Set in Mhow, a British cantonment town in India, Chinnery’s Hotel is more than just a home to Grace, her Mater, Pater, brother Bobby and sister Jo Anna, their chokraboys, ayahs, boxwallahs, and all the paraphernalia that were quintessential to being British in the India of the Raj.
Birjepatil paints a rich gossipy canvas of the life and times of many a mixed-up race: the English-American-European, the Parsi, and, the Anglo-Indian. The subtext is one of the utter hopelessness of being an Anglo-Indian — while the other mixed races are fun and ‘in’, the Anglos cannot rise above their station and there is almost a cry of triumph when they err on the wrong side of Victorian morality.
And incest is natural to Grace’s daughter Camilla, for after-all, she is just another one of them: forever reflected in a cracked mirror “…. Don’t you see, it’s the knowing that’s sinful, not what we did?” And, therefore, her bleeding to death on the birth of her daughter “had a logic of loss by instalment”.

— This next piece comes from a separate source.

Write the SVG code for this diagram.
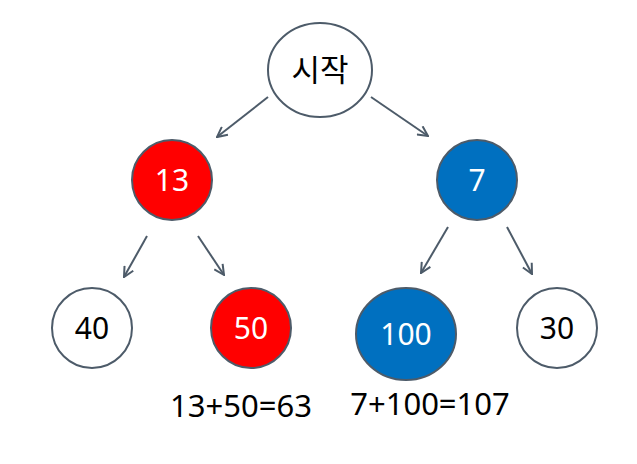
<svg xmlns="http://www.w3.org/2000/svg" width="637" height="464" viewBox="0 0 637 464">
<style>
.n{stroke:#4d5b69;stroke-width:2}
.w{fill:#ffffff}
.r{fill:#ff0000}
.b{fill:#0070c0}
text{font-family:"Noto Sans","Open Sans","Noto Sans CJK KR",sans-serif;text-anchor:middle}
.lt{font-size:30px;fill:#000}
.dt{font-size:30px;fill:#fff}
.st{font-size:31px;fill:#000}
.sum{font-size:31px;fill:#000}
.c line{stroke:#4d5b69;stroke-width:2;fill:none}
</style>
<defs>
<marker id="ah" viewBox="0 0 12 12" refX="11" refY="6" markerWidth="12" markerHeight="12" markerUnits="userSpaceOnUse" orient="auto">
<path d="M1,1 L11,6 L1,11" fill="none" stroke="#4d5b69" stroke-width="2"/>
</marker>
</defs>
<g class="c" id="connectors">
<line x1="268" y1="97" x2="217" y2="137" marker-end="url(#ah)"/>
<line x1="371" y1="97" x2="428" y2="136" marker-end="url(#ah)"/>
<line x1="147" y1="236" x2="124" y2="277" marker-end="url(#ah)"/>
<line x1="198" y1="236" x2="224" y2="275" marker-end="url(#ah)"/>
<line x1="448" y1="227" x2="421" y2="273" marker-end="url(#ah)"/>
<line x1="507" y1="227" x2="532" y2="274" marker-end="url(#ah)"/>
</g>
<g id="start"><ellipse class="n w" cx="320" cy="70" rx="52" ry="47"/><text class="st" x="320" y="81">시작</text></g>
<g id="n13"><circle class="n r" cx="172" cy="180" r="40"/><text class="dt" x="172" y="191">13</text></g>
<g id="n7"><circle class="n b" cx="477" cy="180" r="40"/><text class="dt" x="477" y="191">7</text></g>
<g id="n40"><circle class="n w" cx="92" cy="328" r="40"/><text class="lt" x="92" y="339">40</text></g>
<g id="n50"><circle class="n r" cx="251" cy="328" r="40"/><text class="dt" x="251" y="339">50</text></g>
<g id="n100"><ellipse class="n b" cx="406" cy="334" rx="50" ry="46"/><text class="dt" x="406" y="345">100</text></g>
<g id="n30"><circle class="n w" cx="557" cy="328" r="40"/><text class="lt" x="557" y="339">30</text></g>
<text class="sum" x="241" y="417">13+50=63</text>
<text class="sum" x="430" y="415">7+100=107</text>
</svg>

The tone of the book has the pallor of death and old age hanging like stale air but not touching you an emotional chord, as say, an Iris Murdoch. So many big, harsh words tumble out in such numbing succession. Your prayer for relief gets a rare simple, yet picturesque line hidden amidst the drudgery. Sample three: “memory kept alive by touch is the Braille of ghosts”; “face caved in like a document hastily thrown in a grate”; “as though Grace has died in her sleep, leaving behind an empty dress hanging from a peg”.
Don’t read it if you have hippopotomonstrosesquippedaliophobia but look at the brighter side: Chinnery’s Hotel can be very useful when you play Scrabble. The author is truly a Professor of English literature.